Potassium chloride is used as a salt substitute, and efforts to reduce sodium intake likely will incorporate more uses of potassium chloride as a salt substitute in food. In fact, an IOM committee recently recommended that CDC consider, as a strategy for preventing and controlling hypertension in the U.S. population, advocating for the greater use of potassium/sodium chloride combinations as a means of simultaneously reducing sodium intake and increasing potassium intake (IOM, 2010).
While dietary guidance generally encourages increased intake of potassium (DGAC, 2005), this recommendation is in the context of healthy populations, most of whom would benefit from additional potassium in the diet.
However, there may be unintended consequences for a sizable subpopulation in the United States if potassium chloride is used widely and at high levels, especially since the potassium content of foods is not generally provided in label information. Adverse cardiac effects (arrhythmias) can result from hyperkalemia, which is a markedly elevated serum level of potassium. In individuals whose urinary potassium excretion is impaired by a medical condition, drug therapy, or both, instances of life-threatening hyperkalemia have been reported (IOM, 2005).
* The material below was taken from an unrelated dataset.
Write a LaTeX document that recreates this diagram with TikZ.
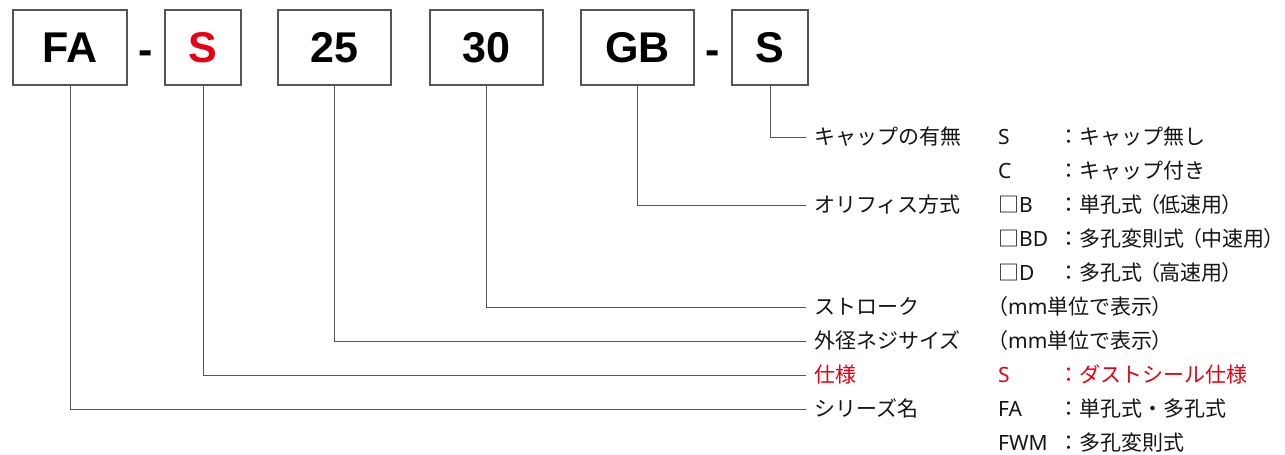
\documentclass[tikz,border=0pt]{standalone}
\usepackage{fontspec}
\setmainfont{Liberation Sans}
\newfontfamily\jp{Noto Sans CJK JP}
\newfontfamily\lt{Noto Sans}
\definecolor{myred}{RGB}{230,0,18}
\definecolor{lineg}{RGB}{85,85,85}
\definecolor{txt}{RGB}{20,20,20}
\newcommand\jlp{\kern-3pt（\kern-1pt}
\newcommand\jrp{\kern-1pt）}
\begin{document}
\begin{tikzpicture}[x=1pt,y=-1pt,
  codebox/.style={draw=lineg,line width=1.3pt,fill=white,minimum height=75pt,inner sep=0pt,
    font=\fontsize{43}{43}\selectfont\bfseries,text=black},
  dashtxt/.style={anchor=base,inner sep=0pt,font=\fontsize{43}{43}\selectfont\bfseries,text=black},
  lbl/.style={anchor=west,inner xsep=8pt,inner ysep=0pt,font=\jp\fontsize{21}{21}\selectfont,
    text=txt,text height=18pt,text depth=2.5pt},
  val/.style={lbl,inner xsep=0pt},
  conn/.style={draw=lineg,line width=1pt}]
\fill[white] (0,0) rectangle (1285,455);
\useasboundingbox (0,0) rectangle (1285,455);

% code boxes
\node[codebox,minimum width=114pt] (fa) at (70,47.5) {FA};
\node[dashtxt] (d1) at (146,64) {-};
\node[codebox,minimum width=76pt,text=myred] (sp) at (203,47.5) {S};
\node[codebox,minimum width=113pt] (dia) at (334.5,47.5) {25};
\node[codebox,minimum width=113pt] (st) at (486.5,47.5) {30};
\node[codebox,minimum width=113pt] (gb) at (637.5,47.5) {GB};
\node[dashtxt] (d2) at (713,64) {-};
\node[codebox,minimum width=76pt] (cp) at (770,47.5) {S};

% labels
\node[lbl] (lcap) at (806,137) {キャップの有無};
\node[lbl] (lori) at (806,205) {オリフィス方式};
\node[lbl] (lst) at (806,307) {ストローク};
\node[lbl] (ldia) at (806,341) {外径ネジサイズ};
\node[lbl,text=myred] (lsp) at (806,375) {仕様};
\node[lbl] (lser) at (806,409) {シリーズ名};

% values
\node[val] (vcapS) at (998,137) {{\lt S}};
\node[val] (vcapC) at (998,171) {{\lt C}};
\node[val] (voriB) at (998,205) {□{\lt B}};
\node[val] (voriBD) at (998,239) {□{\lt BD}};
\node[val] (voriD) at (998,273) {□{\lt D}};
\node[val] (vst) at (987,307) {（{\lt mm}単位で表示\jrp};
\node[val] (vdia) at (987,341) {（{\lt mm}単位で表示\jrp};
\node[val,text=myred] (vsp) at (998,375) {{\lt S}};
\node[val] (vserFA) at (998,409) {{\lt FA}};
\node[val] (vserFWM) at (998,443) {{\lt FWM}};

% descriptions
\node[val] (dcapS) at (1058,137) {：キャップ無し};
\node[val] (dcapC) at (1058,171) {：キャップ付き};
\node[val] (doriB) at (1058,205) {：単孔式\jlp 低速用\jrp};
\node[val] (doriBD) at (1058,239) {：多孔変則式\jlp 中速用\jrp};
\node[val] (doriD) at (1058,273) {：多孔式\jlp 高速用\jrp};
\node[val,text=myred] (dsp) at (1058,375) {：ダストシール仕様};
\node[val] (dserFA) at (1058,409) {：単孔式・多孔式};
\node[val] (dserFWM) at (1058,443) {：多孔変則式};

% connectors
\draw[conn] (cp.south) |- (lcap.west);
\draw[conn] (gb.south) |- (lori.west);
\draw[conn] (st.south) |- (lst.west);
\draw[conn] (dia.south) |- (ldia.west);
\draw[conn] (sp.south) |- (lsp.west);
\draw[conn] (fa.south) |- (lser.west);
\end{tikzpicture}
\end{document}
There have been several case reports of hyperkalemia in individuals who reported use of a potassium-containing salt substitute while under treatment for chronic diseases (Haddad, 1978; Ray et al., 1999; Snyder et al., 1975).
Many Americans are taking medications that result in an increase in serum potassium. Angiotensin-converting enzyme (ACE) inhibitors, angiotensin receptor blockers (ARBs), and potassium-sparing diuretics are common drugs that can significantly reduce potassium excretion (DGAC, 2005). Medical conditions associated with impaired potassium excretion include diabetes, chronic kidney disease, end-stage renal disease, severe heart failure, and adrenal insufficiency. Individuals with these conditions are numerous in the U.S. population.
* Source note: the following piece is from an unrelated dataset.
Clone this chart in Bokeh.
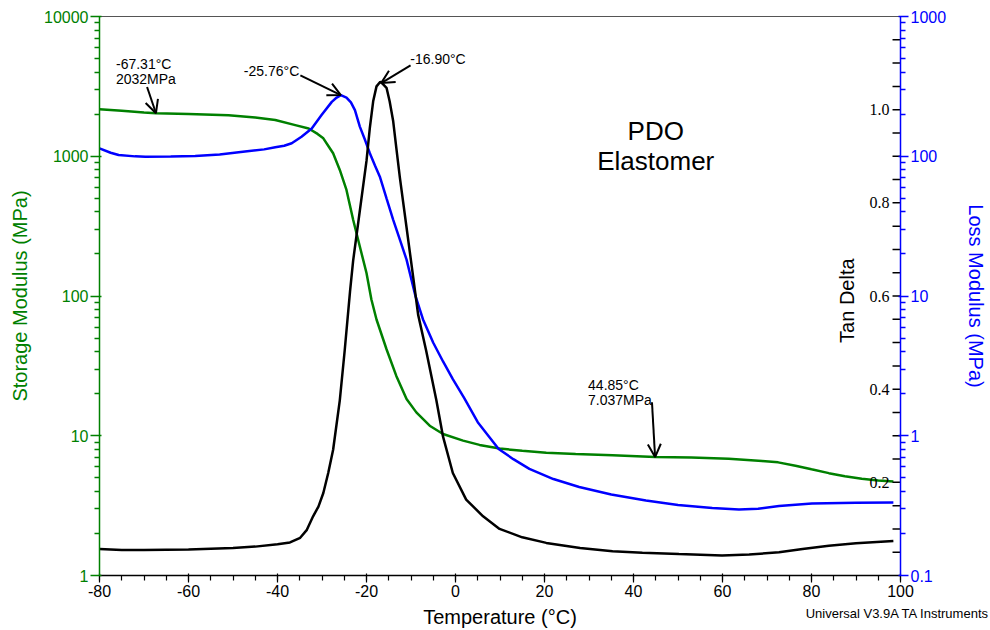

For the approximately 26 million Americans with chronic kidney disease (Lloyd-Jones et al., 2009), these increased serum levels may be exacerbated by widespread potassium chloride use. There may also be concern relative to people with hypertension using ACE inhibitors and ARBs, which are commonly prescribed and have been shown to cause hyperkalemia (defined in the study as serum potassium concentration > 5.5 mEq/L or mmol/L) in approximately 3.3 percent of those taking them (Yusuf et al., 2008). These drugs are also used in patients with diabetes who have microalbuminuria or frank proteinuria to decrease urinary protein excretion and protect their renal function.